Davila on The Da Vinci Code

Jim Davila gives The Da Vinci Code a fairly good review. He's easier to please than most critics (on which see here), and far easier to please than someone like me. (I know I'll hate this film with a passion when I finally get around to seeing it on DVD.)

Two points of interest in Jim's review. First:

"The movie not only corrected some errors by omission (e.g., that the Dead Sea Scrolls were Christian documents), it also seemed to go out of its way to correct a few (by no means all!!) of the historical errors in the book. Langdon challenges Teabing's reference to the Priory of Sion and says that it's been discredited. (Teabing, of course, says ha ha that's what they want you to think.) And when Teabing spouts the nonsense about the idea of a divine Jesus only arising in Constantine's time, Langdon vigorously and correctly asserts that it had been around for a long time before that, and Teabing does not disagree. All in all, that awful bogus infodump in the middle of the book is made more bearable in the movie, mainly because it's shorter."

So the deluge of rebuttals to Brown's "historical facts" has evidently made an impression on people.

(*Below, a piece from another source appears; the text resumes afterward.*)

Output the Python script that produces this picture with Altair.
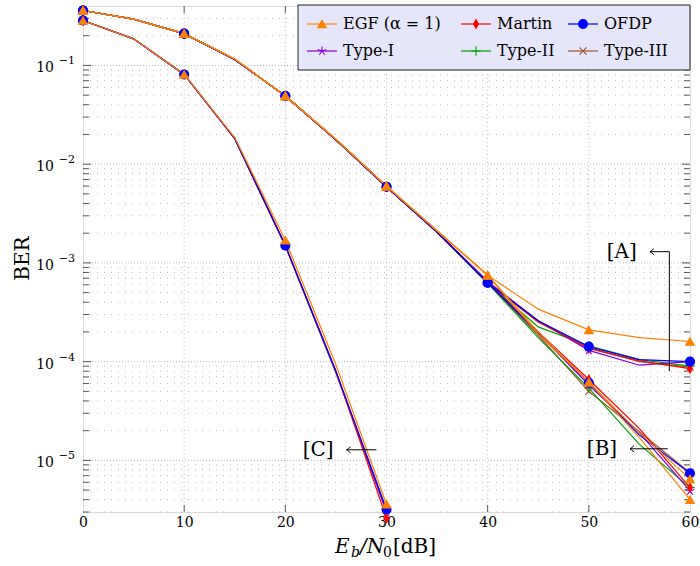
import altair as alt
import pandas as pd

# ---------------- data ----------------
X = [0, 5, 10, 15, 20, 25, 30, 35, 40, 45, 50, 55, 60]
XC = [0, 5, 10, 15, 20, 25, 30]

EGF_A = [0.36, 0.295, 0.21, 0.116, 0.049, 0.0179, 0.0060, 0.00212, 7.5e-4, 3.4e-4, 2.1e-4, 1.75e-4, 1.6e-4]
EGF_B = [0.36, 0.295, 0.21, 0.116, 0.049, 0.0179, 0.0060, 0.00212, 7.5e-4, 2.0e-4, 6.2e-5, 1.9e-5, 6.5e-6]
EGF_B2 = [0.36, 0.295, 0.21, 0.116, 0.049, 0.0179, 0.0060, 0.00212, 7.5e-4, 1.9e-4, 6.2e-5, 1.7e-5, 4.0e-6]
EGF_C = [0.285, 0.186, 0.081, 0.0186, 1.7e-3, 9.3e-5, 3.6e-6]

MARTIN_A = [0.36, 0.295, 0.21, 0.115, 0.049, 0.0177, 0.0059, 0.00205, 6.4e-4, 2.55e-4, 1.36e-4, 1.02e-4, 8.5e-5]
MARTIN_B = [0.36, 0.295, 0.21, 0.115, 0.049, 0.0177, 0.0059, 0.00205, 6.4e-4, 2.0e-4, 6.6e-5, 2.1e-5, 5.3e-6]
MARTIN_C = [0.285, 0.186, 0.081, 0.0182, 1.5e-3, 8.0e-5, 2.6e-6]

OFDP_A = [0.36, 0.295, 0.21, 0.115, 0.049, 0.0177, 0.0059, 0.00205, 6.3e-4, 2.6e-4, 1.42e-4, 1.05e-4, 1.0e-4]
OFDP_B = [0.36, 0.295, 0.21, 0.115, 0.049, 0.0177, 0.0059, 0.00205, 6.3e-4, 1.95e-4, 6.1e-5, 1.8e-5, 7.4e-6]
OFDP_C = [0.285, 0.186, 0.081, 0.0182, 1.5e-3, 8.0e-5, 3.2e-6]

TYPE1_A = [0.36, 0.295, 0.21, 0.115, 0.049, 0.0177, 0.0059, 0.00205, 6.5e-4, 2.6e-4, 1.3e-4, 9.2e-5, 1.0e-4]
TYPE1_B = [0.36, 0.295, 0.21, 0.115, 0.049, 0.0177, 0.0059, 0.00205, 6.5e-4, 1.95e-4, 5.8e-5, 1.9e-5, 4.9e-6]
TYPE1_C = [0.285, 0.186, 0.081, 0.0182, 1.5e-3, 7.9e-5, 3.0e-6]

TYPE2_A = [0.36, 0.295, 0.21, 0.115, 0.049, 0.0177, 0.0059, 0.00205, 6.2e-4, 2.25e-4, 1.45e-4, 1.05e-4, 9.0e-5]
TYPE2_B = [0.36, 0.295, 0.21, 0.115, 0.049, 0.0177, 0.0059, 0.00205, 6.2e-4, 1.75e-4, 5.4e-5, 1.45e-5, 5.3e-6]
TYPE2_C = [0.285, 0.186, 0.081, 0.0182, 1.5e-3, 7.8e-5, 3.0e-6]

TYPE3_A = [0.36, 0.295, 0.21, 0.115, 0.049, 0.0177, 0.0059, 0.00205, 6.3e-4, 2.5e-4, 1.38e-4, 1.0e-4, 8.8e-5]
TYPE3_B = [0.36, 0.295, 0.21, 0.115, 0.049, 0.0177, 0.0059, 0.00205, 6.3e-4, 1.85e-4, 5.0e-5, 1.95e-5, 7.5e-6]
TYPE3_C = [0.285, 0.186, 0.081, 0.0180, 1.48e-3, 7.7e-5, 3.1e-6]

SCHEMES = ["EGF (α = 1)", "Martin", "OFDP", "Type-I", "Type-II", "Type-III"]
COLORS = ["#ff8000", "#ff0000", "#0000ff", "#8000e0", "#00a000", "#a0522d"]
STAR = "M0,0L0,-1M0,0L0.951,-0.309M0,0L0.588,0.809M0,0L-0.588,0.809M0,0L-0.951,-0.309"
SHAPES = ["triangle-up", "M0,-1L0.55,0L0,1L-0.55,0Z", "circle", STAR,
          "M0,-1L0,1M-1,0L1,0", "M-0.75,-0.75L0.75,0.75M-0.75,0.75L0.75,-0.75"]
SIZES = [75, 90, 64, 64, 64, 64]

X_TICKS = [0, 10, 20, 30, 40, 50, 60]
Y_MAJOR = [1e-1, 1e-2, 1e-3, 1e-4, 1e-5]
Y_EXP = ["−1", "−2", "−3", "−4", "−5"]
Y_MINOR = [m * 10.0 ** e for e in range(-6, 0) for m in range(2, 10)
           if 3e-6 <= m * 10.0 ** e < 0.4]

ANN_TEXT = ["[A]", "[B]", "[C]"]
ANN_X = [53.25, 51.3, 23.25]
ANN_Y = [1.30e-3, 1.31e-5, 1.28e-5]
ARR_X1 = [57.96, 57.96, 57.8, 29.0]
ARR_Y1 = [8.0e-5, 1.30e-3, 1.31e-5, 1.28e-5]
ARR_X2 = [57.96, 56.04, 54.07, 26.06]
ARR_Y2 = [1.30e-3, 1.30e-3, 1.31e-5, 1.28e-5]
HEAD_X = [56.04, 54.07, 26.06]
HEAD_Y = [1.30e-3, 1.31e-5, 1.28e-5]

# ---------------- tables ----------------
CURVES = [
    ("Type-III", "III-A", X, TYPE3_A), ("Type-III", "III-B", X, TYPE3_B), ("Type-III", "III-C", XC, TYPE3_C),
    ("Type-II", "II-A", X, TYPE2_A), ("Type-II", "II-B", X, TYPE2_B), ("Type-II", "II-C", XC, TYPE2_C),
    ("Type-I", "I-A", X, TYPE1_A), ("Type-I", "I-B", X, TYPE1_B), ("Type-I", "I-C", XC, TYPE1_C),
    ("Martin", "M-A", X, MARTIN_A), ("Martin", "M-B", X, MARTIN_B), ("Martin", "M-C", XC, MARTIN_C),
    ("OFDP", "O-A", X, OFDP_A), ("OFDP", "O-B", X, OFDP_B), ("OFDP", "O-C", XC, OFDP_C),
    ("EGF (α = 1)", "E-A", X, EGF_A), ("EGF (α = 1)", "E-B", X, EGF_B),
    ("EGF (α = 1)", "E-B2", X, EGF_B2), ("EGF (α = 1)", "E-C", XC, EGF_C),
]
rows = []
for scheme, cid, xs_, ys_ in CURVES:
    for a, b in zip(xs_, ys_):
        rows.append({"scheme": scheme, "curve": cid, "x": a, "y": b})
df = pd.DataFrame(rows)
mk = df[df["x"] % 10 == 0].reset_index(drop=True)

W, H = 607, 506
FONT = "DejaVu Serif"
xs = alt.Scale(domain=[0, 60], nice=False, zero=False)
ys = alt.Scale(type="log", domain=[3e-6, 0.4], nice=False)
cscale = alt.Scale(domain=SCHEMES, range=COLORS)
sscale = alt.Scale(domain=SCHEMES, range=SHAPES)
zscale = alt.Scale(domain=SCHEMES, range=SIZES)

X_AX = alt.Axis(title=None, values=X_TICKS, format="d", labelFont=FONT, labelFontSize=14,
                labelColor="black", ticks=False, domain=False, grid=False, labelPadding=3,
                labelFlush=False)
Y_AX = alt.Axis(title="BER", labels=False, ticks=False, domain=False, grid=False,
                titleFont=FONT, titleFontSize=20, titleFontWeight="normal", titleColor="black",
                titleX=-61, titleY=252, titleAngle=270, titleAlign="center", titleBaseline="middle")


def XE(f):
    return alt.X(f, scale=xs, axis=X_AX)


def YE(f):
    return alt.Y(f, scale=ys, axis=Y_AX)


one = pd.DataFrame({"k": [0]})

# grid
ymaj_df = pd.DataFrame({"v": Y_MAJOR, "e": Y_EXP})
ymin_df = pd.DataFrame({"v": Y_MINOR})
xt_df = pd.DataFrame({"v": X_TICKS[1:-1]})

grid_y_major = alt.Chart(ymaj_df).mark_rule(color="#b4b4b4", strokeDash=[1, 2], strokeWidth=0.9).encode(
    y=YE("v:Q"), x=alt.value(0), x2=alt.value(W))
grid_y_minor = alt.Chart(ymin_df).mark_rule(color="#b4b4b4", strokeDash=[1, 6], strokeWidth=0.9).encode(
    y=YE("v:Q"), x=alt.value(0), x2=alt.value(W))
grid_x = alt.Chart(xt_df).mark_rule(color="#b4b4b4", strokeDash=[1, 3], strokeWidth=0.9).encode(
    x=XE("v:Q"), y=alt.value(0), y2=alt.value(H))

# inward ticks
tk = dict(color="#555555", strokeWidth=1)
tick_l_major = alt.Chart(ymaj_df).mark_rule(**tk).encode(y=YE("v:Q"), x=alt.value(0), x2=alt.value(8))
tick_l_minor = alt.Chart(ymin_df).mark_rule(**tk).encode(y=YE("v:Q"), x=alt.value(0), x2=alt.value(6))
tick_r_major = alt.Chart(ymaj_df).mark_rule(**tk).encode(y=YE("v:Q"), x=alt.value(W), x2=alt.value(W - 8))
tick_r_minor = alt.Chart(ymin_df).mark_rule(**tk).encode(y=YE("v:Q"), x=alt.value(W), x2=alt.value(W - 6))
tick_b = alt.Chart(xt_df).mark_rule(**tk).encode(x=XE("v:Q"), y=alt.value(H), y2=alt.value(H - 7))
tick_t = alt.Chart(xt_df).mark_rule(**tk).encode(x=XE("v:Q"), y=alt.value(0), y2=alt.value(7))

# y labels 10^e
ylab10 = alt.Chart(ymaj_df).mark_text(font=FONT, fontSize=14, align="right", baseline="middle",
                                      dy=3, color="black").encode(
    y=YE("v:Q"), x=alt.value(-29), text=alt.value("10"))
ylabexp = alt.Chart(ymaj_df).mark_text(font=FONT, fontSize=11, align="right", baseline="middle",
                                       dy=-4, color="black").encode(
    y=YE("v:Q"), x=alt.value(-8), text="e:N")

# curves
lines = alt.Chart(df).mark_line(strokeWidth=1.2).encode(
    x=XE("x:Q"), y=YE("y:Q"),
    color=alt.Color("scheme:N", scale=cscale, legend=None),
    detail="curve:N")
points = alt.Chart(mk).mark_point(filled=True, opacity=1, strokeWidth=1.1).encode(
    x=XE("x:Q"), y=YE("y:Q"),
    color=alt.Color("scheme:N", scale=cscale, legend=None),
    stroke=alt.Stroke("scheme:N", scale=cscale, legend=None),
    shape=alt.Shape("scheme:N", scale=sscale, legend=None),
    size=alt.Size("scheme:O", scale=zscale, legend=None))

# annotations
ann_df = pd.DataFrame({"t": ANN_TEXT, "x": ANN_X, "y": ANN_Y})
arr_df = pd.DataFrame({"x1": ARR_X1, "y1": ARR_Y1, "x2": ARR_X2, "y2": ARR_Y2})
head_df = pd.DataFrame({"x": HEAD_X, "y": HEAD_Y})
ann_text = alt.Chart(ann_df).mark_text(font=FONT, fontSize=20, color="black", baseline="middle").encode(
    x=XE("x:Q"), y=YE("y:Q"), text="t:N")
ann_rule = alt.Chart(arr_df).mark_rule(color="black", strokeWidth=1).encode(
    x=XE("x1:Q"), x2="x2:Q", y=YE("y1:Q"), y2="y2:Q")
ann_head = alt.Chart(head_df).mark_point(shape="M1.3,-1Q0.5,-0.3 0,0Q0.5,0.3 1.3,1", filled=False,
                                         color="black", strokeWidth=1, size=36, opacity=1).encode(
    x=XE("x:Q"), y=YE("y:Q"))

# legend (layout in pixels)
COL_X = [224, 378, 485]
ROW_Y = [18, 45]
LEG_COL = [0, 1, 2, 0, 1, 2]
LEG_ROW = [0, 0, 0, 1, 1, 1]
leg = pd.DataFrame({
    "scheme": SCHEMES,
    "lx": [COL_X[c] for c in LEG_COL],
    "lx2": [COL_X[c] + 30 for c in LEG_COL],
    "lpx": [COL_X[c] + 15 for c in LEG_COL],
    "ltx": [COL_X[c] + 36 for c in LEG_COL],
    "ly": [ROW_Y[r] for r in LEG_ROW],
})
leg_box = alt.Chart(one).mark_rect(fill="#e6e6fa", stroke="#222222", strokeWidth=1).encode(
    x=alt.value(215), x2=alt.value(W), y=alt.value(-1), y2=alt.value(64))
leg_line = alt.Chart(leg).mark_rule(strokeWidth=1.2).encode(
    x=alt.X("lx:Q", scale=None, axis=None), x2="lx2:Q",
    y=alt.Y("ly:Q", scale=None, axis=None),
    color=alt.Color("scheme:N", scale=cscale, legend=None))
leg_pt = alt.Chart(leg).mark_point(filled=True, opacity=1, strokeWidth=1.1).encode(
    x=alt.X("lpx:Q", scale=None, axis=None), y=alt.Y("ly:Q", scale=None, axis=None),
    color=alt.Color("scheme:N", scale=cscale, legend=None),
    stroke=alt.Stroke("scheme:N", scale=cscale, legend=None),
    shape=alt.Shape("scheme:N", scale=sscale, legend=None),
    size=alt.Size("scheme:O", scale=zscale, legend=None))
leg_txt = alt.Chart(leg).mark_text(font=FONT, fontSize=16, align="left", baseline="middle",
                                   color="black").encode(
    x=alt.X("ltx:Q", scale=None, axis=None), y=alt.Y("ly:Q", scale=None, axis=None),
    text="scheme:N")


# x-axis title  E_b / N_0 [dB]
def piece(txt, px, py, size, style):
    return alt.Chart(one).mark_text(font=FONT, fontSize=size, fontStyle=style, align="left",
                                    baseline="alphabetic", color="black").encode(
        x=alt.value(px), y=alt.value(py), text=alt.value(txt))


xt = [piece("E", 252, 547, 20, "italic"), piece("b", 268, 551, 14, "italic"),
      piece("/N", 277, 547, 20, "italic"), piece("0", 300, 551, 14, "normal"),
      piece("[dB]", 310, 547, 20, "normal")]

chart = alt.layer(
    grid_y_minor, grid_y_major, grid_x,
    tick_l_major, tick_l_minor, tick_r_major, tick_r_minor, tick_b, tick_t,
    lines, points,
    ann_rule, ann_head, ann_text,
    leg_box, leg_line, leg_pt, leg_txt,
    ylab10, ylabexp, *xt,
).properties(
    width=W, height=H, autosize="none",
    padding={"left": 83, "top": 6, "right": 10, "bottom": 54},
).configure_view(stroke="black", strokeWidth=1.2, fill="#fffbe8").configure(background="white")

chart.save("out.html", embed_options={"renderer": "svg", "actions": False})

Jim also notes that "the up side [to The Da Vinci Code's popularity] is that millions of people are now enthusiastically debating historical and theological issues that they were not even aware of a few years ago." As much as it galls and chafes me to admit it, Dan Brown has done the world a service by fueling a massive interest in Christian origins. Scholarly books by Ed Sanders, Dale Allison, Bart Ehrman, etc. have been getting more circulation at my library -- even if not as much as Baigent's Holy Blood, Holy Grail -- ever since Brown's novel became a blockbuster.

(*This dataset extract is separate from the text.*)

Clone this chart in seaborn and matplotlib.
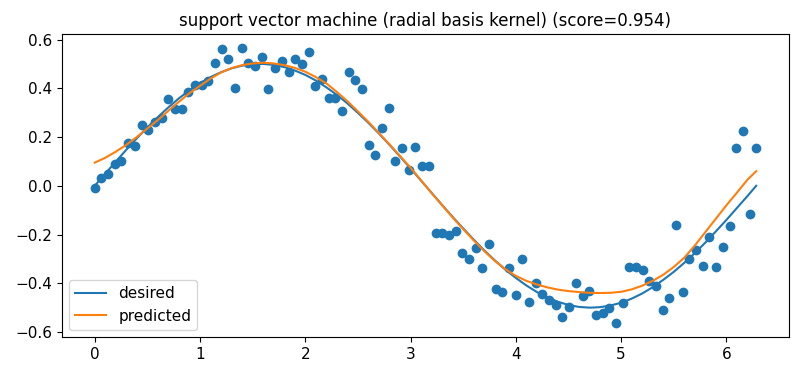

The evangelical Mike Gunn puts the matter this way (I finished reading his new book):

Dan Brown gives us a gift much like the gift that Arius gave the Church in the fourth century. Arius opposed the truth with an alternate story that made the Church stand up and take notice, that made the Church clear the dross and cobwebs from its beliefs and crystallize the truths that it knew to be true. (The Da Vinci Code Adventure, p 234)

I'd put it in more secular terms, but yes: Brown has forced certain issues out in the open by engaging the interest of everyone. The down side is that a sadly high number of people will follow cranks like Baigent anyway.